Please, without the pictures, retype exactly the lines from the start of the material through the line that holds "dens = np.array(counts)".

══════

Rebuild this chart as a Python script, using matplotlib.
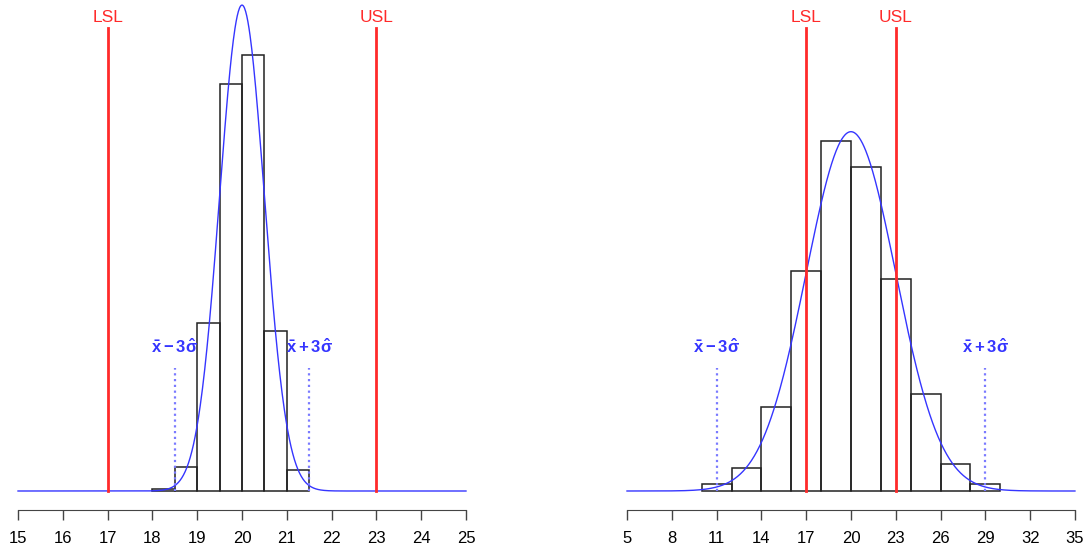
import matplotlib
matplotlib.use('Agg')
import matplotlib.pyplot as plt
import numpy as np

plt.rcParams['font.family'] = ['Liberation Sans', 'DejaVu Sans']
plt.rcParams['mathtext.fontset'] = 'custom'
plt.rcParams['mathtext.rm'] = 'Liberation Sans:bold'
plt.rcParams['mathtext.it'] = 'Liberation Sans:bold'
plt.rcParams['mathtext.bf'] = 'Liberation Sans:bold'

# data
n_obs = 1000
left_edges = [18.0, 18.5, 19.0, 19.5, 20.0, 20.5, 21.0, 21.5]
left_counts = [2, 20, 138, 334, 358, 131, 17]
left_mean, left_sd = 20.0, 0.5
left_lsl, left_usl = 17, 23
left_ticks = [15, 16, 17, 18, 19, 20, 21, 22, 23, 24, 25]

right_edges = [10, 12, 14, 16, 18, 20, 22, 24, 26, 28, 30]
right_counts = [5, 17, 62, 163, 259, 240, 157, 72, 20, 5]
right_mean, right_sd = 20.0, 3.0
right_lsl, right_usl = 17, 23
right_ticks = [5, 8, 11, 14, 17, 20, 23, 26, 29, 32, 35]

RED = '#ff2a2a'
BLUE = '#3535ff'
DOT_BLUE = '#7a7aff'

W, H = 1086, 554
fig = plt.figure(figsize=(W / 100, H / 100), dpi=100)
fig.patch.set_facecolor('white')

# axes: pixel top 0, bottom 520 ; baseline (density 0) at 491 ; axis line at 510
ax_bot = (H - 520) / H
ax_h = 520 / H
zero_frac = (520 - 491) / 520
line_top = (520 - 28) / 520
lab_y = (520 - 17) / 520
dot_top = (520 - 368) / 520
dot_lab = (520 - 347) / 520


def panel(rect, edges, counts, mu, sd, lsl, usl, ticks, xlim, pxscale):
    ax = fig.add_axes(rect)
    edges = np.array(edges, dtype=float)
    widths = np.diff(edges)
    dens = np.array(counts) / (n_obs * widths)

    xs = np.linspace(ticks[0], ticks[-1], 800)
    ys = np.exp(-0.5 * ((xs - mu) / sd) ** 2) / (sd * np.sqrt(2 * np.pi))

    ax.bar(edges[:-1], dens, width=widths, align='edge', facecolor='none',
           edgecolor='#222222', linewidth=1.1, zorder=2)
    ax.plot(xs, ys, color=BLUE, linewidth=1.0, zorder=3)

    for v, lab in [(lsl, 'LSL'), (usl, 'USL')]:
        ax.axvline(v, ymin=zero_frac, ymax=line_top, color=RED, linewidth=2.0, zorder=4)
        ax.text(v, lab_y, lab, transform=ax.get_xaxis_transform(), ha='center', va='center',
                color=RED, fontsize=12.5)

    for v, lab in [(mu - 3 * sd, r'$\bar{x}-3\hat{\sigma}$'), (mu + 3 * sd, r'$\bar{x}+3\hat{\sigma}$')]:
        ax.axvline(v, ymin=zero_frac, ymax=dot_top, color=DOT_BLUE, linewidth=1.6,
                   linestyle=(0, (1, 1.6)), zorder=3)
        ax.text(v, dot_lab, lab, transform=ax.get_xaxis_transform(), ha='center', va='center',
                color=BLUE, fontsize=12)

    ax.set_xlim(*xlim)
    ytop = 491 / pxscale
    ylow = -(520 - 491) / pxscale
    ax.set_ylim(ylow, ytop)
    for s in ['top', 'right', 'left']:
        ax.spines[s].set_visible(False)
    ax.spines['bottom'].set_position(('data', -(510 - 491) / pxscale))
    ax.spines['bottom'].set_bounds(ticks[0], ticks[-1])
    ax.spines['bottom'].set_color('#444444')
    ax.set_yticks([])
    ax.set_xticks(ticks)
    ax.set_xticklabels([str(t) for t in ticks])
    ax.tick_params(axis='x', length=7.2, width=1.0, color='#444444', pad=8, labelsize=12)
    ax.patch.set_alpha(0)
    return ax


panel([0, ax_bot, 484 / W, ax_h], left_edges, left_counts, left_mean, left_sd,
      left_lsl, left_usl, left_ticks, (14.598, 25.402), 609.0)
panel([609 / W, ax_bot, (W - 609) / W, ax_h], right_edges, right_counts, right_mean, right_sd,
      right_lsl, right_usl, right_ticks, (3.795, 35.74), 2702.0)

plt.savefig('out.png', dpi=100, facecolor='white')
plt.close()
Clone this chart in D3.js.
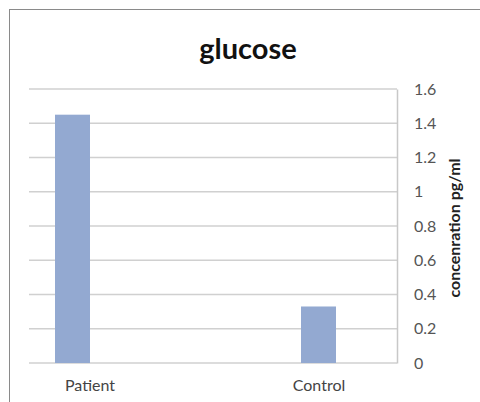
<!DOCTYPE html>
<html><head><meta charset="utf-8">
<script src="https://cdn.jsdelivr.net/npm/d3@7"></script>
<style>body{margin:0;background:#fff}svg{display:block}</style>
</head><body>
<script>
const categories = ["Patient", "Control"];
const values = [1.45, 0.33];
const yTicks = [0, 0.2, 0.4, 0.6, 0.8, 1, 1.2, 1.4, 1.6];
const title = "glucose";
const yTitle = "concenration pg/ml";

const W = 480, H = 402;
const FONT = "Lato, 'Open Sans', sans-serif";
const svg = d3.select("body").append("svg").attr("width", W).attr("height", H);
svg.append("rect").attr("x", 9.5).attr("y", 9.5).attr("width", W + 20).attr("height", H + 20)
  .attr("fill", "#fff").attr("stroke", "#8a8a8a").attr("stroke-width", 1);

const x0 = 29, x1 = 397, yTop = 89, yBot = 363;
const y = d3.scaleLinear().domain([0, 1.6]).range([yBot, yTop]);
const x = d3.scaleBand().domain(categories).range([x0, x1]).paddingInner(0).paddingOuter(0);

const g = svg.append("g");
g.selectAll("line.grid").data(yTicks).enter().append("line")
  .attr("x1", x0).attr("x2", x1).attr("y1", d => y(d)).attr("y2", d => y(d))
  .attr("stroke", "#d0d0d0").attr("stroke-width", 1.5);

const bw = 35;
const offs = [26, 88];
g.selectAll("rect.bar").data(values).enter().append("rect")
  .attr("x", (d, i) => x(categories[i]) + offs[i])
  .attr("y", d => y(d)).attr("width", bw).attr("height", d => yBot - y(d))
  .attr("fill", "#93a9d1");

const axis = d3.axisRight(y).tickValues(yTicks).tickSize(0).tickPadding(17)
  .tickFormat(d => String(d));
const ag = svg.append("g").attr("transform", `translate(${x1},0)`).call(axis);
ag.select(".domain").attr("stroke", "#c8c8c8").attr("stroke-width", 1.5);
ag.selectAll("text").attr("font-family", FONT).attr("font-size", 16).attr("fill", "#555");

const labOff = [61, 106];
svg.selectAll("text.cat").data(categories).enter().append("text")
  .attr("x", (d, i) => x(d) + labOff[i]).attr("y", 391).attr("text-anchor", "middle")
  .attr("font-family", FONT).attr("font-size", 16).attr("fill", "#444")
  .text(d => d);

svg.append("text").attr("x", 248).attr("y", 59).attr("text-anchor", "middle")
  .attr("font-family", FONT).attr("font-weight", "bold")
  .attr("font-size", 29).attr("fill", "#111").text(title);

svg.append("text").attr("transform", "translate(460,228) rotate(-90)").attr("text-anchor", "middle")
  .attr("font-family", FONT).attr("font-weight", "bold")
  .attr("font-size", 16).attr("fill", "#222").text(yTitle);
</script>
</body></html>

══════

Solution below:
Rebuild this chart as a Python script, using matplotlib.
import matplotlib
matplotlib.use('Agg')
import matplotlib.pyplot as plt
import numpy as np

plt.rcParams['font.family'] = ['Liberation Sans', 'DejaVu Sans']
plt.rcParams['mathtext.fontset'] = 'custom'
plt.rcParams['mathtext.rm'] = 'Liberation Sans:bold'
plt.rcParams['mathtext.it'] = 'Liberation Sans:bold'
plt.rcParams['mathtext.bf'] = 'Liberation Sans:bold'

# data
n_obs = 1000
left_edges = [18.0, 18.5, 19.0, 19.5, 20.0, 20.5, 21.0, 21.5]
left_counts = [2, 20, 138, 334, 358, 131, 17]
left_mean, left_sd = 20.0, 0.5
left_lsl, left_usl = 17, 23
left_ticks = [15, 16, 17, 18, 19, 20, 21, 22, 23, 24, 25]

right_edges = [10, 12, 14, 16, 18, 20, 22, 24, 26, 28, 30]
right_counts = [5, 17, 62, 163, 259, 240, 157, 72, 20, 5]
right_mean, right_sd = 20.0, 3.0
right_lsl, right_usl = 17, 23
right_ticks = [5, 8, 11, 14, 17, 20, 23, 26, 29, 32, 35]

RED = '#ff2a2a'
BLUE = '#3535ff'
DOT_BLUE = '#7a7aff'

W, H = 1086, 554
fig = plt.figure(figsize=(W / 100, H / 100), dpi=100)
fig.patch.set_facecolor('white')

# axes: pixel top 0, bottom 520 ; baseline (density 0) at 491 ; axis line at 510
ax_bot = (H - 520) / H
ax_h = 520 / H
zero_frac = (520 - 491) / 520
line_top = (520 - 28) / 520
lab_y = (520 - 17) / 520
dot_top = (520 - 368) / 520
dot_lab = (520 - 347) / 520


def panel(rect, edges, counts, mu, sd, lsl, usl, ticks, xlim, pxscale):
    ax = fig.add_axes(rect)
    edges = np.array(edges, dtype=float)
    widths = np.diff(edges)
    dens = np.array(counts) / (n_obs * widths)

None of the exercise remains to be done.